« Pour comprendre un individu, il faut savoir quels sont les désirs prédominants qu’il aspire à satisfaire. Le déroulement de sa vie n’a de sens à ses propres yeux que s’il arrive à les réaliser et dans la mesure où il y arrive », Norbert Elias.
C’est souvent un vœu pieux comme le dit plus loin l’auteur, car les désirs sont très souvent profondément enfouis en nous ou bien nous faisons tout pour qu’ils le restent. De plus, pour reprendre la note précédente sur notre capacité à changer, il n’est pas certain que ces désirs n’évoluent pas au cours du temps. Que ce soit leur réalisation partielle ou complète, que ce soit un changement de centre d’intérêt, la persistance de nos désirs tiendra surtout en notre volonté de conserver coute que coute une personnalité que l’on nous a forgée malgré nous et parce qu’il a été bien spécifié dans le mode d’emploi que c’est ainsi que doit vivre des hommes et des femmes sains d’esprit ; le culte du moi, seule garantie du raisonnable face à la folie. La passion nous fait nous oublier et sert de preuve à nos censeurs que, lorsque l’on se détourne de nous-mêmes, les pires tourments s’abattent sur nous. CQFD. Or qu’est-ce le moi ? Sinon, une autre pathologie comme le sont la sous-estimation et la surestimation dans un Univers impermanent, une lutte perdue d’avance contre l’entropie, contre la mort. Considérés ainsi, les désirs ne sont un problème que lorsqu’ils sont entretenus, maintenus, figés dans une représentation de soi-même à l’image d’une île au milieu d’un océan avec un phare en son centre tentant de percer l’obscurité des alentours. On comprend facilement qu’il soit si difficile à lâcher prise.
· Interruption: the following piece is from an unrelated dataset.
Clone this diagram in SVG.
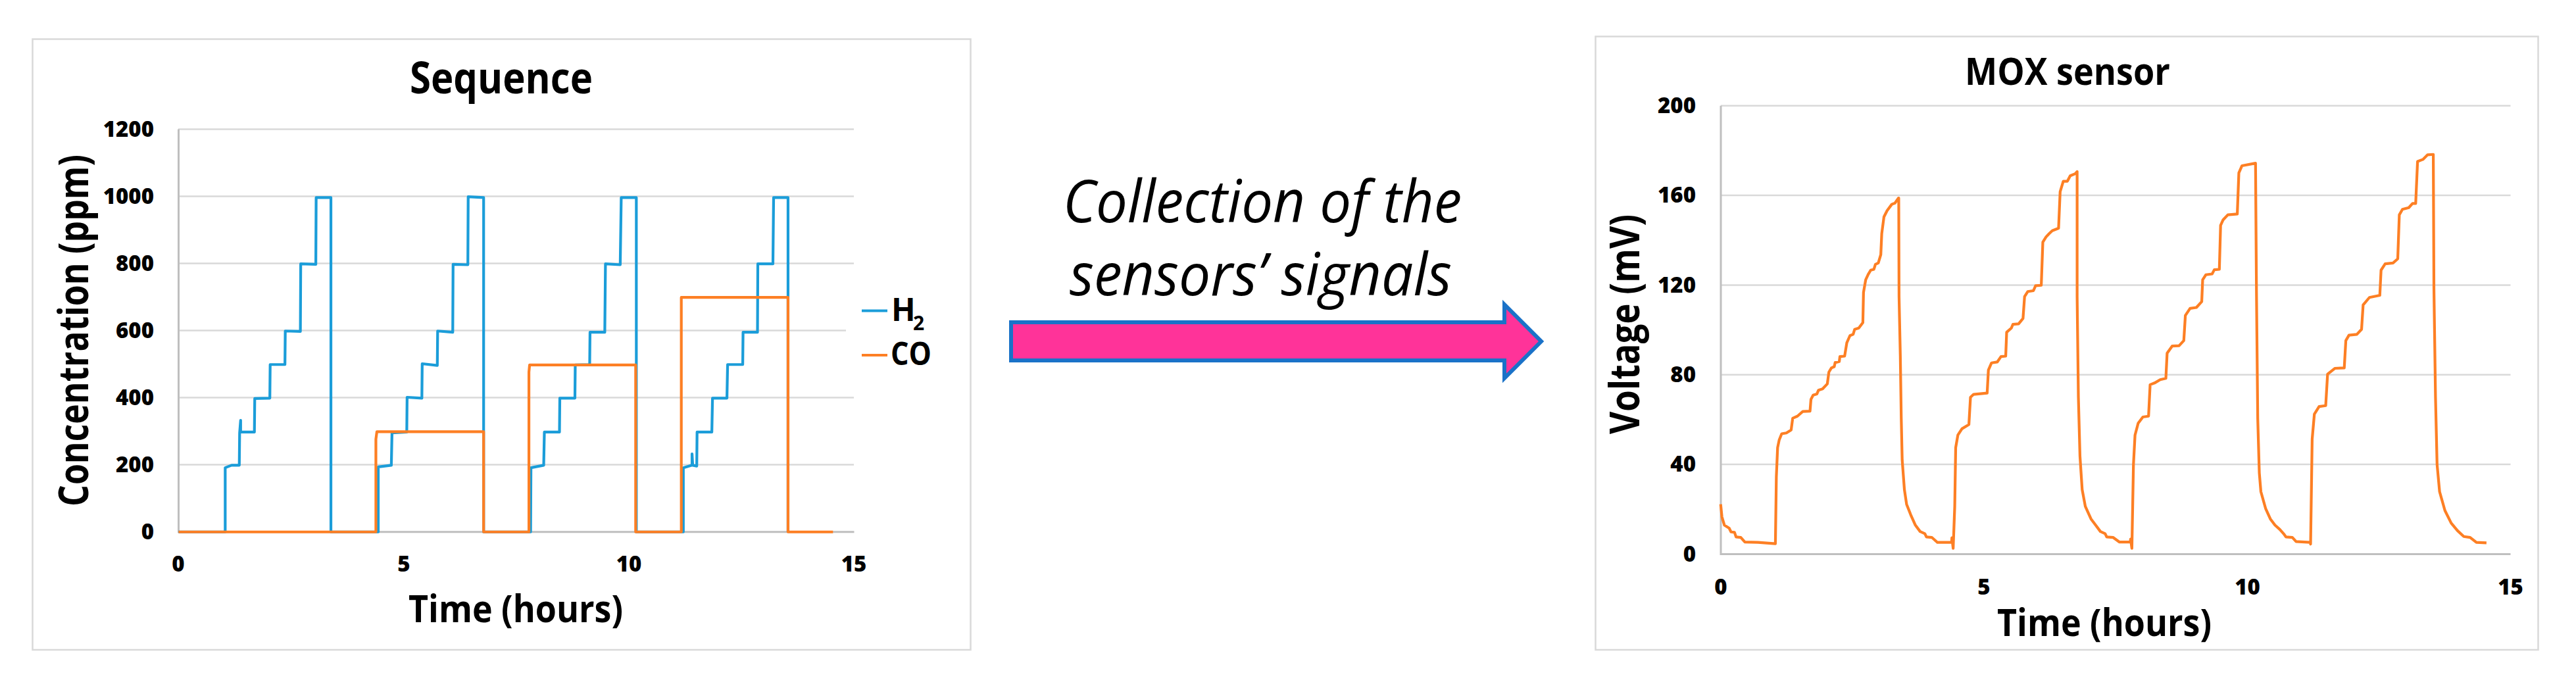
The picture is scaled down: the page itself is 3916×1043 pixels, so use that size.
<svg xmlns="http://www.w3.org/2000/svg" width="3916" height="1043" viewBox="0 0 3916 1043">
<style>
text{font-family:"Open Sans","Noto Sans","Liberation Sans",sans-serif;fill:#000}
.b{font-weight:700}
.tick{font-weight:800;font-size:33px}
.r{text-anchor:end}
.m{text-anchor:middle}
.frame{fill:#fff;stroke:#d9d9d9;stroke-width:2.5}
.grid{stroke:#d9d9d9;stroke-width:2.5;fill:none}
.axis{stroke:#bfbfbf;stroke-width:3;fill:none}
.s{fill:none;stroke-width:4.200;stroke-linejoin:round;vector-effect:non-scaling-stroke}
.h2{stroke:#1b9dd9}
.co{stroke:#fd7f24}
</style>
<rect width="3916" height="1043" fill="#fff"/>
<g id="chart-sequence">
<rect class="frame" x="49.5" y="59.5" width="1426" height="928.5"/>
<path class="grid" d="M271 196.5H1298M271 298.5H1298M271 400.5H1298M271 502.5H1286M271 604.5H1298M271 706.5H1298"/>
<path class="axis" d="M271.500 196.500V808.700H1298.500"/>
<g transform="translate(0 30) scale(.5102 .6378)">
<polyline class="s h2" points="532,1221 671,1221 671,1068 690,1062 713,1062 714,985 717,955 717,983 758,983 759,903 804,902 805,822 849,822 850,742 895,743 896,582 941,583 942,424 986,424 986,1221 1127,1221 1127,1066 1166,1062 1168,985 1212,983 1213,900 1257,902 1258,820 1303,824 1304,742 1349,745 1350,583 1394,584 1395,422 1441,424 1441,1221 1581,1221 1582,1068 1620,1062 1622,983 1667,983 1668,902 1713,902 1714,823 1757,822 1758,745 1802,745 1804,582 1848,584 1851,424 1896,424 1896,1221 2036,1221 2036,1068 2062,1062 2062,1035 2064,1062 2076,1064 2077,983 2121,983 2123,902 2166,902 2168,822 2213,822 2214,745 2257,745 2258,582 2303,582 2305,424 2348,424 2348,1221"/>
<polyline class="s co" points="532,1221 1120,1221 1120,1000 1123,982 1441,982 1441,1221 1576,1221 1576,840 1578,823 1894,823 1894,1221 2030,1221 2030,662 2348,662 2348,1221 2482,1221"/>
</g>
<text class="b" x="623" y="142" font-size="66" textLength="278" lengthAdjust="spacingAndGlyphs">Sequence</text>
<text class="b" x="621" y="946" font-size="58" textLength="326" lengthAdjust="spacingAndGlyphs">Time (hours)</text>
<text class="b" transform="translate(134 770) rotate(-90)" font-size="62" textLength="535" lengthAdjust="spacingAndGlyphs">Concentration (ppm)</text>
<g>
<text class="tick r" x="234" y="207.500">1200</text>
<text class="tick r" x="234" y="309.500">1000</text>
<text class="tick r" x="234" y="411.500">800</text>
<text class="tick r" x="234" y="513.500">600</text>
<text class="tick r" x="234" y="615.500">400</text>
<text class="tick r" x="234" y="717.500">200</text>
<text class="tick r" x="234" y="819.500">0</text>
<text class="tick m" x="271" y="869">0</text>
<text class="tick m" x="614" y="869">5</text>
<text class="tick m" x="956" y="869">10</text>
<text class="tick m" x="1298" y="869">15</text>
</g>
<g id="legend">
<line class="s h2" x1="1310" y1="472.500" x2="1349" y2="472.500"/>
<line class="s co" x1="1310" y1="540" x2="1349" y2="540"/>
<text class="b" x="1355" y="488" font-size="48">H</text>
<text class="b" x="1388" y="502" font-size="30">2</text>
<text class="b" x="1354" y="555" font-size="48" textLength="62" lengthAdjust="spacingAndGlyphs">CO</text>
</g>
</g>
<g id="collection-arrow">
<text font-style="italic" x="1616" y="338" font-size="90" textLength="606" lengthAdjust="spacingAndGlyphs">Collection of the</text>
<text font-style="italic" x="1626" y="449" font-size="90" textLength="581" lengthAdjust="spacingAndGlyphs">sensors’ signals</text>
<path d="M1537 490H2287V463L2343 519L2287 575V548H1537Z" fill="#ff3399" stroke="#1a72c8" stroke-width="6"/>
</g>
<g id="chart-mox">
<rect class="frame" x="2425.500" y="55.500" width="1433" height="932.500"/>
<path class="grid" d="M2616 160.700H3816.500M2616 297H3816.500M2616 433.500H3816.500M2616 569.700H3816.500M2616 706H3816.500"/>
<path class="axis" d="M2616 160.700V842.500H3816.500"/>
<g transform="translate(2400 30) scale(.4783 .6378)">
<polyline class="s co" points="451,1155 455,1185 463,1205 478,1212 484,1221 495,1222 500,1233 515,1234 528,1245 570,1246 625,1249 628,1090 632,1020 637,1002 645,987 660,985 675,978 680,950 695,945 712,934 735,933 738,905 745,895 757,892 762,883 775,880 790,868 795,840 803,830 812,827 815,817 828,815 830,803 845,802 852,770 862,753 872,750 877,738 890,735 903,722 905,650 912,620 920,607 928,597 938,595 943,583 952,580 960,560 963,510 970,470 980,455 995,440 1005,437 1016,425 1017,425 1018,660 1022,800 1025,950 1028,1050 1035,1120 1042,1155 1055,1180 1070,1205 1085,1220 1100,1225 1105,1233 1122,1234 1140,1246 1185,1246 1186,1235 1190,1260 1195,1160 1198,1020 1205,990 1218,975 1240,965 1245,900 1255,893 1298,890 1302,835 1312,818 1330,816 1342,803 1357,802 1360,745 1375,735 1380,726 1398,725 1412,712 1417,660 1427,648 1445,646 1452,634 1470,633 1475,530 1485,518 1495,510 1505,503 1525,497 1530,410 1540,385 1553,385 1562,372 1578,367 1584,362 1584,660 1588,900 1593,1040 1600,1120 1610,1160 1628,1190 1643,1205 1658,1220 1673,1225 1678,1233 1698,1234 1718,1245 1753,1245 1754,1238 1758,1260 1763,1060 1768,990 1778,962 1793,947 1811,945 1816,870 1830,866 1848,858 1866,855 1870,795 1886,778 1908,777 1923,765 1928,705 1943,688 1963,686 1980,672 1983,620 1993,608 2013,606 2020,596 2036,595 2040,490 2048,477 2063,465 2093,463 2098,365 2108,348 2151,342 2154,650 2158,950 2163,1080 2168,1125 2183,1165 2198,1190 2213,1205 2228,1215 2240,1225 2248,1233 2268,1234 2280,1244 2325,1246 2326,1250 2331,1000 2338,940 2353,922 2374,920 2380,845 2403,831 2433,830 2438,765 2448,752 2473,750 2488,738 2493,680 2513,662 2546,657 2550,597 2563,582 2588,580 2603,570 2608,465 2618,452 2638,448 2650,438 2660,438 2666,338 2683,333 2698,322 2716,321 2718,640 2723,900 2728,1060 2736,1125 2753,1170 2773,1200 2793,1218 2813,1232 2833,1234 2853,1246 2885,1247"/>
</g>
<text class="b" x="2987" y="129" font-size="57" textLength="312" lengthAdjust="spacingAndGlyphs">MOX sensor</text>
<text class="b" x="3036" y="967" font-size="58" textLength="326" lengthAdjust="spacingAndGlyphs">Time (hours)</text>
<text class="b" transform="translate(2492 660) rotate(-90)" font-size="62" textLength="334" lengthAdjust="spacingAndGlyphs">Voltage (mV)</text>
<g>
<text class="tick r" x="2578" y="171.700">200</text>
<text class="tick r" x="2578" y="308">160</text>
<text class="tick r" x="2578" y="444.500">120</text>
<text class="tick r" x="2578" y="580.700">80</text>
<text class="tick r" x="2578" y="717">40</text>
<text class="tick r" x="2578" y="853.500">0</text>
<text class="tick m" x="2616" y="904">0</text>
<text class="tick m" x="3016" y="904">5</text>
<text class="tick m" x="3416.500" y="904">10</text>
<text class="tick m" x="3816.500" y="904">15</text>
</g>
</g>
</svg>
« Mais ces désirs ne sont pas inscrits en lui avant toute expérience. Ils se constituent à partir de la petite enfance sous l’effet de la coexistence avec les autres, et ils se fixent sous la forme qui déterminera le cours de sa vie progressivement, au fil des années, ou parfois aussi très brusquement à la suite d’une expérience particulièrement marquante », il est tout à fait vrai que l’enfance est un moment de fort apprentissage, d’ailleurs ne dit-on pas de nos jours que tout se joue avant six ans ? Histoire de bien culpabiliser des parents aux prises avec une multitude d’indications et de contre-indications. Mais cet apprentissage ne s’arrête pas à ce stade, loin de là, et il ne tient qu’à nous de continuer notre évolution tout le long de notre chemin dans l’existence et de faire le tri entre ce qui nous appartient et ce qu’on nous a laissé en héritage, sans jugement, une consolidation des forces intérieures. « Il est certain que les individus ne reconnaissent pas toujours en tant que tels les désirs dominants qui mènent leur existence », attention à ne pas confondre avec méconnaissance, dans ce cas, la plupart du temps, l’individu va s’efforcer d’alimenter ces désirs non reconnus comme ce que l’on s’applique à faire avec nos petits (ou moins petits) défauts. « Il ne dépend pas non plus uniquement d’eux que ces désirs trouvent ou non leur satisfaction… », il est aussi tout à fait possible que l’on sache inconsciemment que les désirs disparaissent lorsqu’ils sont réalisés, comme si on connaissait inconsciemment les propos d’André Comte-Sponville que j’ai rapporté dans mes notes précédentes. Mais Norbert Elias nous apporte un autre point de vue : « …puisque ceux-ci visent toujours les autres et le tissu d’imbrications sociales avec les autres ». Le domaine des propriétés extrinsèques et les réactions du premier genre notions très intéressantes décrites par Spinoza par l’intermédiaire en ce qui me concerne de la voix de Gilles Deleuze… une prochaine note… tant de projets… Et oui, les autres ne sont pas notre propriété et ce constat nous ancre dans des désirs plus ou moins profonds : « Presque tous les individus ont des désirs d’ordre bien défini qui se situent dans le domaine du possible ; presque tous ont aussi quelques désirs très profonds, tout simplement irréalisables, tout au moins en l’état actuel du savoir ».